It was late fall, and my 8-year-old daughter and I stood at the bottom of a brushy, 300-foot cliff and talus slope overlooking Blue Lake in southern Oregon’s Sky Lakes Wilderness.

For me, it was a short climb. For a little girl much smaller than me, the hill looked downright colossal.

But I knew something about my daughter that she is only beginning to learn: her potential.

As a high school teacher and coach over the last 15 years, I’ve made some disheartening observations regarding the health and welfare of our society’s children.

Kids are perhaps the best reflection of America’s culture. I’ve seen too many kids influenced by too much television. I’ve seen too many kids hooked by commercials advertising "extra value" meals and flashy technological advancements to make our lives "easier." I’ve seen too many kids too eager for motorized all-terrain equipment that can "get us there faster."

You’ve probably seen the statistics. Obesity is rampant among American youngsters. Once they’ve learned bad eating and exercise habits as children, they will likely carry those habits into adulthood.

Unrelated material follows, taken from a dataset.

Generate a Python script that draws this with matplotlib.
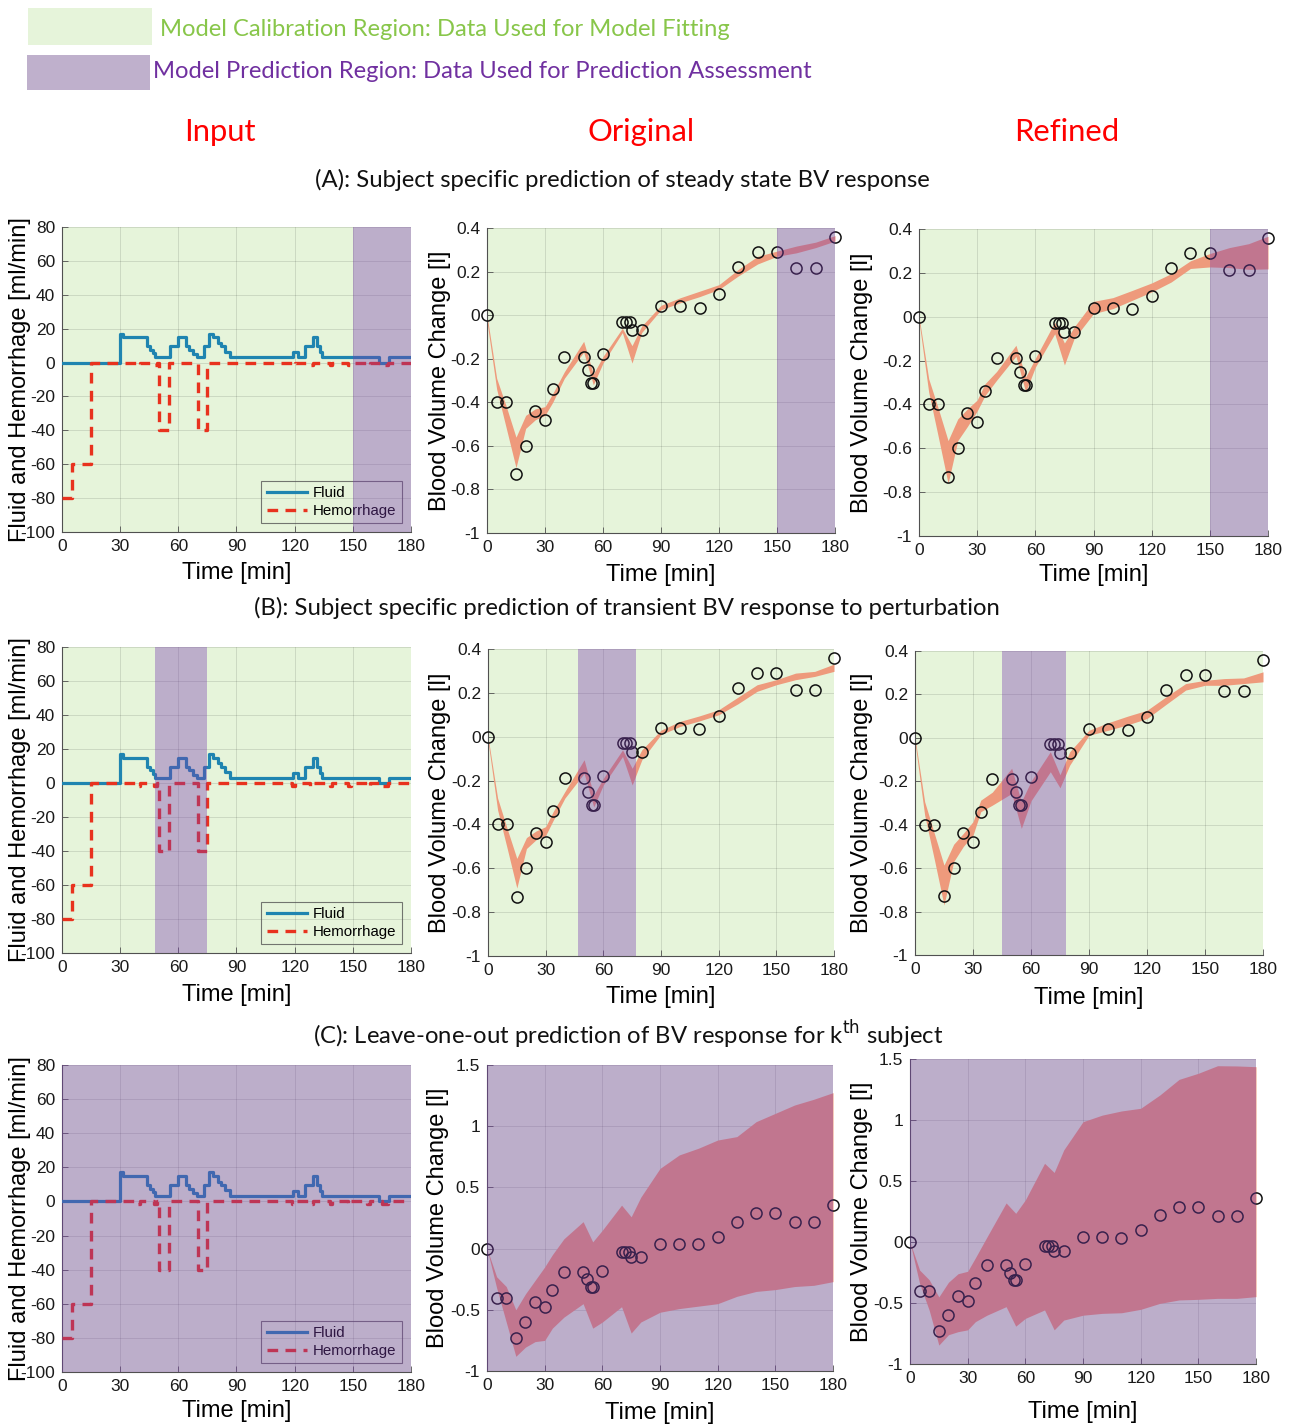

I don’t need the statistics. I’ve seen it on the faces and bodies of too many kids.

"C’mon," I told my little girl. "You can do it!"

She looked dubious. We both remembered all too well a similar day when she was 4 years old, spent bushwhacking around a nearby wilderness lake.

"This is the worst day of my life!" she protested that day. I remember holding my laughter and thinking to myself, if only you could be so fortunate.

So we began scrambling up the hill, pulling ourselves hand-over-hand, using the thick brush as handholds. I kept her safely right in front of me.

"Step here," I guided her. "Grab that branch there. There you go!"

It is no coincidence that the "more is better" message that saturates kids’ lives, correlates with their poor health. The easy way has caused a disconnection with the natural world, while shortening the potential of their lives.

I don’t think it’s any coincidence that while our kids become less in control of their own health, they are becoming less in touch with nature.

For my family, getting away from the bustle of life and commercialism has meant traveling to land that has changed little over the last few centuries; wilderness. Whether backpacking into the Sky Lakes Wilderness nearby, tossing a fly into a stream or lake in the Rockies, or pursuing blue grouse with a shotgun, getting back to the natural world has been a challenge for my two young children but a confidence booster as well. Though at times it comes under protest, they know that their comfort zones can always be extended.

American families deserve — no, American families need — places where they can get away and work hard in healthy exercise. We need wilderness. We need rivers and lakes, clean and free. It pains me when desk-bound politicians label people who advocate for wild country and a clean and healthy environment as "extremists." To me, there’s nothing more traditional, wholesome and American than a vigorous backcountry adventure, no matter how small.

I am grateful my father instilled in me at a very young age an appreciation of natural settings, overcoming obstacles and spirited adventure. Former President Theodore Roosevelt termed that lifestyle "the strenuous life."

My daughter and I were getting a good taste of the strenuous life as we clawed our way up the hillside. She paused to catch her breath, and I thought she might balk at climbing further. But when she got her wind back, she pressed on.

As we reached the top of the cliff to peer down at Blue Lake, my daughter’s expression said it all. She radiated confidence, vigor and pure joy. It was an experience that matured her beyond her years.

"Daddy, that was a lot easier than it looked," she said. "Can we do it again?"

What a difference four years can make. Now, it looks like I’ll be sweating in my future, following her lead. We should all be so lucky.

Mike Beagle is a contributor to Writers on the Range, a service of High Country News (hcn.org). A former U.S. Army artillery officer, he is a teacher in Oregon’s Rogue River Basin and serves as chairman of the nonprofit Backcountry Hunters and Anglers.